| TASK PROMPT |
Print the records below exactly, from the line containing "Rebuild this chart" down to the line containing "const yMin = 100, yMax = 180, yStep = 10;", both lines included, and omit every picture.

| EXERCISE DATA |
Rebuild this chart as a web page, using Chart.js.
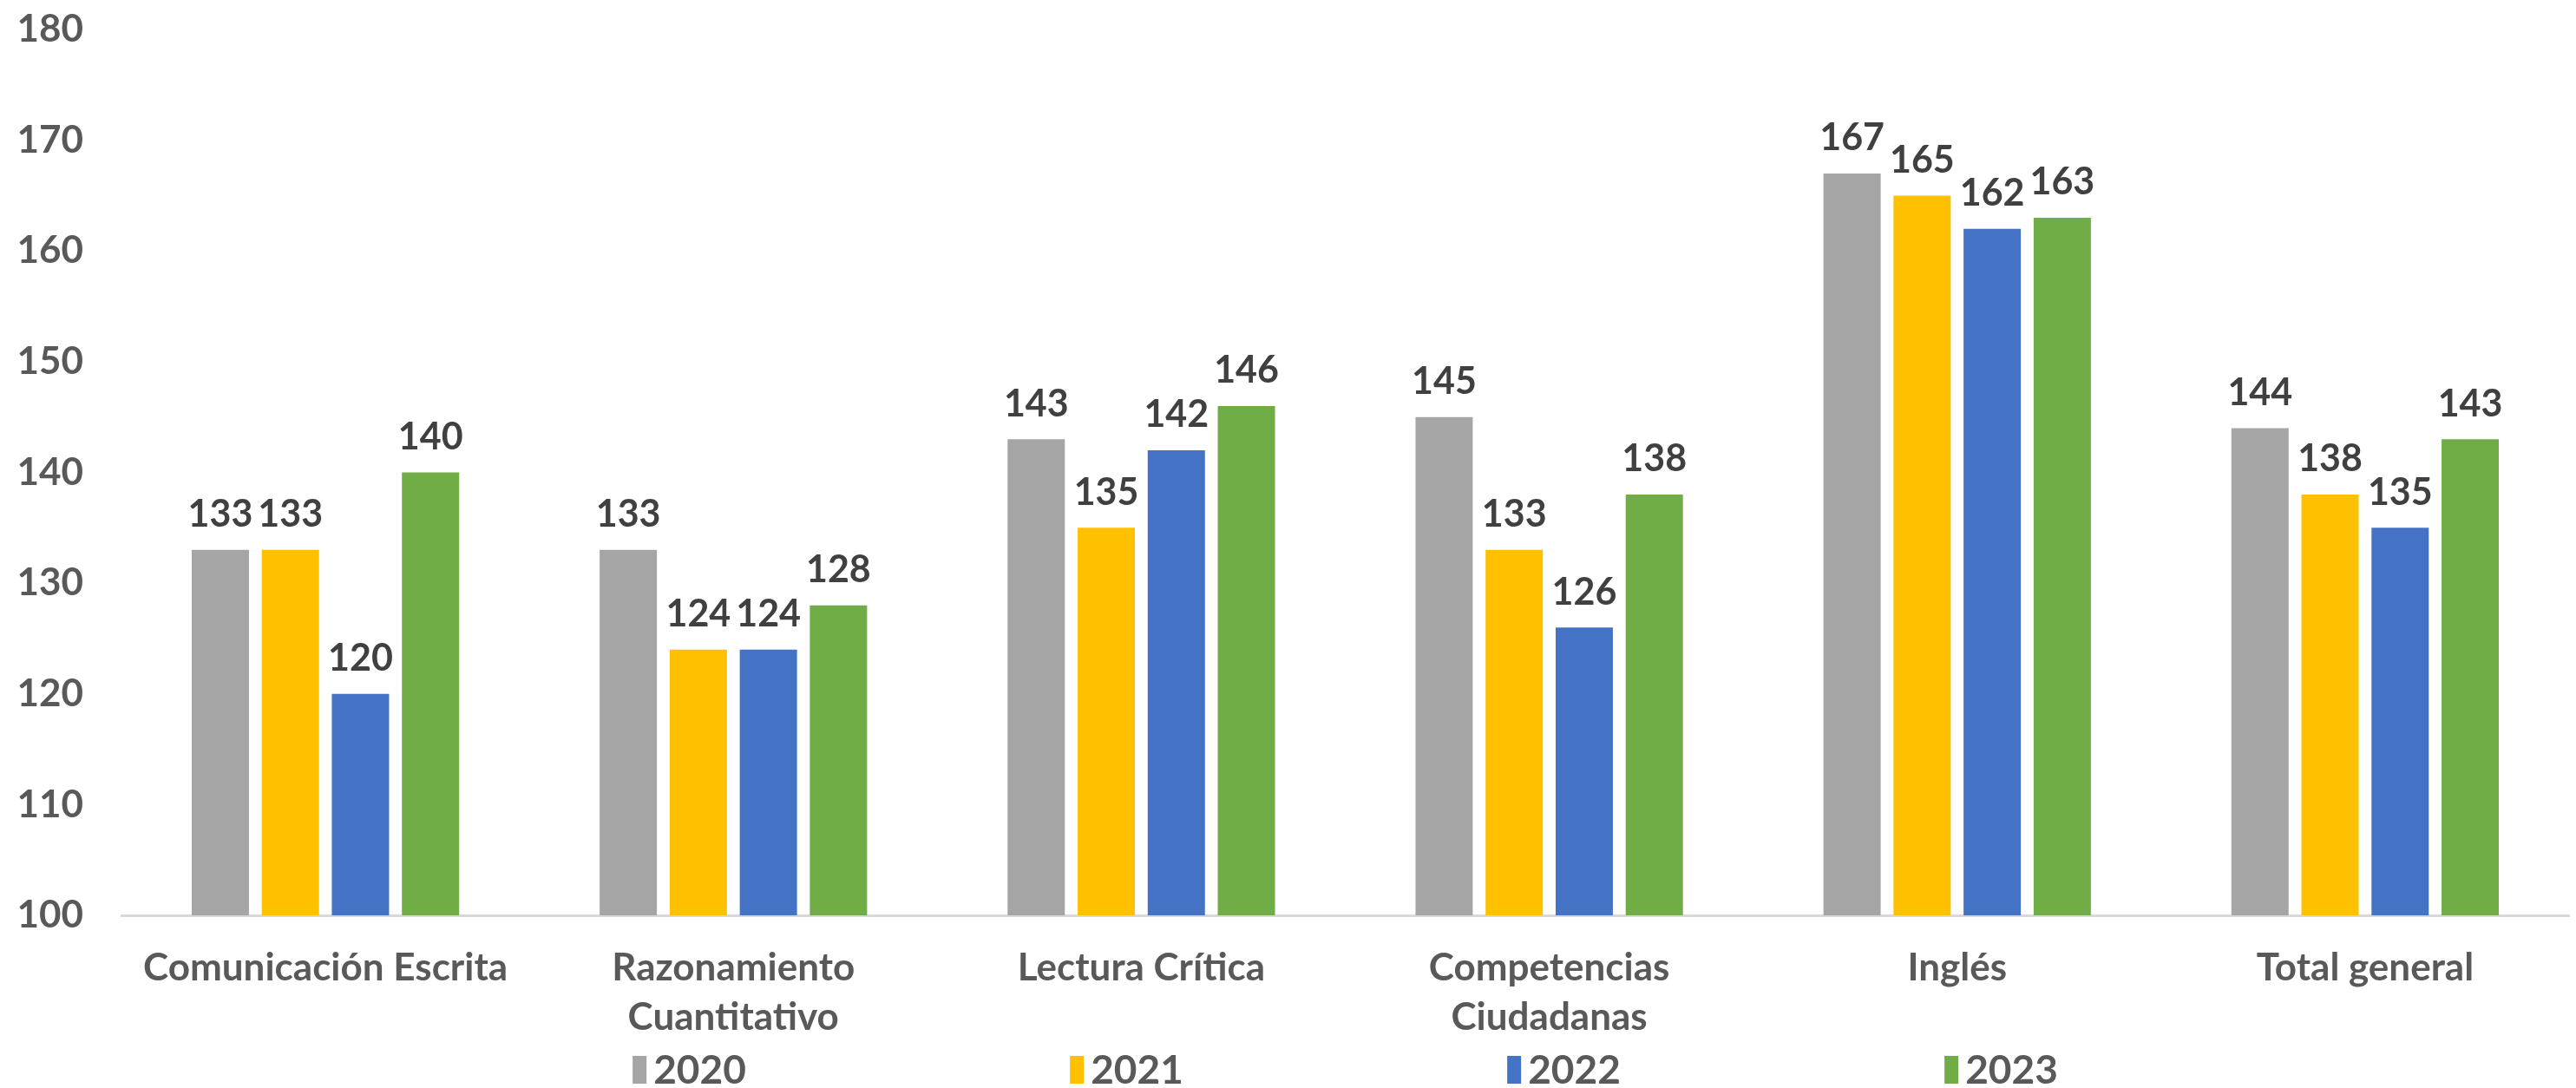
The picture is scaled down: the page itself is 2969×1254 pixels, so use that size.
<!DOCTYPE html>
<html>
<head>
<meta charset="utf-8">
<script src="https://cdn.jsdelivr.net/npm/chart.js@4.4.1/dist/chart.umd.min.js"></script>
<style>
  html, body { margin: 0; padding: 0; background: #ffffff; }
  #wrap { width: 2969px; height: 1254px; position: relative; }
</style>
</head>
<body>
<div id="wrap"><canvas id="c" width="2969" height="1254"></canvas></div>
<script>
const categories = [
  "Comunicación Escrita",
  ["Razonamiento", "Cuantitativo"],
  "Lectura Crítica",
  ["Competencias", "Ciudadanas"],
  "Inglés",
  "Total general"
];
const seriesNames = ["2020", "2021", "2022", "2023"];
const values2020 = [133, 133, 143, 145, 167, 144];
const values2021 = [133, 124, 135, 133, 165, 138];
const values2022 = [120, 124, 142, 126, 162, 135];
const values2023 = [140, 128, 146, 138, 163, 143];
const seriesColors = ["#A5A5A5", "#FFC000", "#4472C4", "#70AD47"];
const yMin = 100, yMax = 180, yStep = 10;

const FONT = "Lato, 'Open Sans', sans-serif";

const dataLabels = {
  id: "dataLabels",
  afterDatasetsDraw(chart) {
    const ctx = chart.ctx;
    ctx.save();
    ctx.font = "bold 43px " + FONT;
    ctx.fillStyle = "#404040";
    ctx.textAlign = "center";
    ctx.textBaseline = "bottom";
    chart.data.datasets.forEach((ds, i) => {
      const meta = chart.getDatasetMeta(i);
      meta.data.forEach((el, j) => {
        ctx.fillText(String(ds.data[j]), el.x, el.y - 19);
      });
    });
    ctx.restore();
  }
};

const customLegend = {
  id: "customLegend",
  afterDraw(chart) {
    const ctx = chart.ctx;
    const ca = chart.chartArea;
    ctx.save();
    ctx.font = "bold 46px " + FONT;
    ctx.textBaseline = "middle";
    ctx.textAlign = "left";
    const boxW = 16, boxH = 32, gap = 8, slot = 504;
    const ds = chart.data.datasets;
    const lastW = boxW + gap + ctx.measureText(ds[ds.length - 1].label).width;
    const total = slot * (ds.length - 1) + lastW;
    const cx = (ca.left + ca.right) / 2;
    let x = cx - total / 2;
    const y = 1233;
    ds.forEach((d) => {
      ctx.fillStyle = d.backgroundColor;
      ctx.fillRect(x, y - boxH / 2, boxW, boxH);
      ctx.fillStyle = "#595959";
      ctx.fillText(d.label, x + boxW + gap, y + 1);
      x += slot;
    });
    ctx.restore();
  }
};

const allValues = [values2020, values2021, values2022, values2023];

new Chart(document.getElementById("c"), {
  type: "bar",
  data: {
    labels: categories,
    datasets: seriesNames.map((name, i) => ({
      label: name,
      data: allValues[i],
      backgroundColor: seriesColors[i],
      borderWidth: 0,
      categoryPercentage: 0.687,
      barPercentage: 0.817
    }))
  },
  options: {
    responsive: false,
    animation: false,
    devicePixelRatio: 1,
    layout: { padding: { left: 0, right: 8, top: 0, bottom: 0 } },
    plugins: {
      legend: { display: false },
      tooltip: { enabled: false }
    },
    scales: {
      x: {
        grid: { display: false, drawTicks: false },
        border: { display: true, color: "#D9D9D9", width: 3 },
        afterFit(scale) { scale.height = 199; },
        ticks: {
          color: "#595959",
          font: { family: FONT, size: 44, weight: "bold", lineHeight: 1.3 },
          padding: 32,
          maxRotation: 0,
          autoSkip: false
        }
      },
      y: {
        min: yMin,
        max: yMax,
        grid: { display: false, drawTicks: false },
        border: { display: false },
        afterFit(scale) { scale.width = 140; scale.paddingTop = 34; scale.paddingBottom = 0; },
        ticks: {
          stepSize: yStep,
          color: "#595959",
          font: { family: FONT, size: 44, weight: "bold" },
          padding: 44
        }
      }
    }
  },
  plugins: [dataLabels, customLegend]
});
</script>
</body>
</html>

==

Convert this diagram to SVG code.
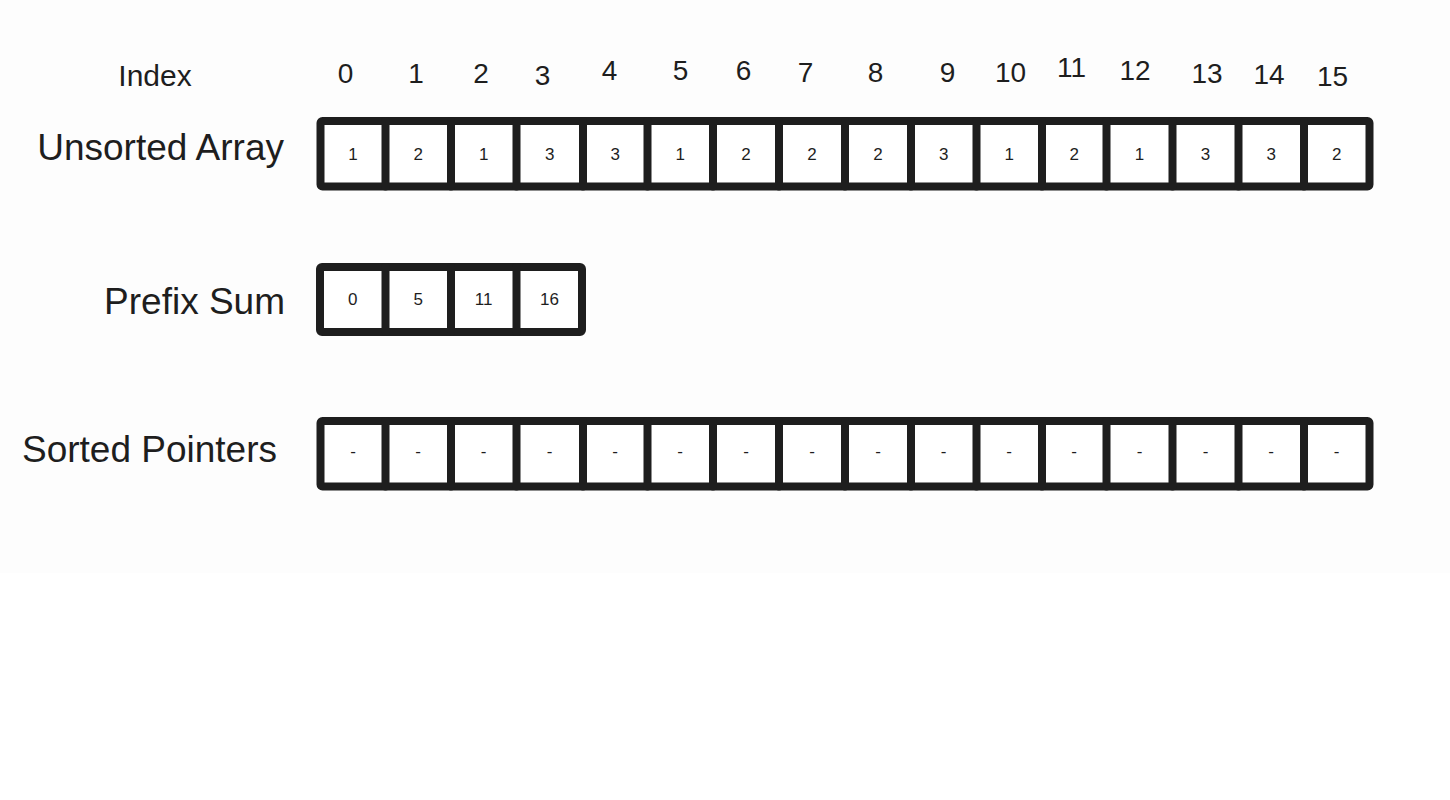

==

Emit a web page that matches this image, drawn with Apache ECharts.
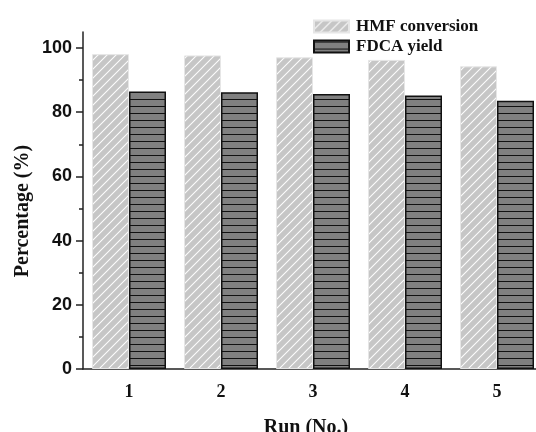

| EXPECTED OUTPUT |
Rebuild this chart as a web page, using Chart.js.
The picture is scaled down: the page itself is 2969×1254 pixels, so use that size.
<!DOCTYPE html>
<html>
<head>
<meta charset="utf-8">
<script src="https://cdn.jsdelivr.net/npm/chart.js@4.4.1/dist/chart.umd.min.js"></script>
<style>
  html, body { margin: 0; padding: 0; background: #ffffff; }
  #wrap { width: 2969px; height: 1254px; position: relative; }
</style>
</head>
<body>
<div id="wrap"><canvas id="c" width="2969" height="1254"></canvas></div>
<script>
const categories = [
  "Comunicación Escrita",
  ["Razonamiento", "Cuantitativo"],
  "Lectura Crítica",
  ["Competencias", "Ciudadanas"],
  "Inglés",
  "Total general"
];
const seriesNames = ["2020", "2021", "2022", "2023"];
const values2020 = [133, 133, 143, 145, 167, 144];
const values2021 = [133, 124, 135, 133, 165, 138];
const values2022 = [120, 124, 142, 126, 162, 135];
const values2023 = [140, 128, 146, 138, 163, 143];
const seriesColors = ["#A5A5A5", "#FFC000", "#4472C4", "#70AD47"];
const yMin = 100, yMax = 180, yStep = 10;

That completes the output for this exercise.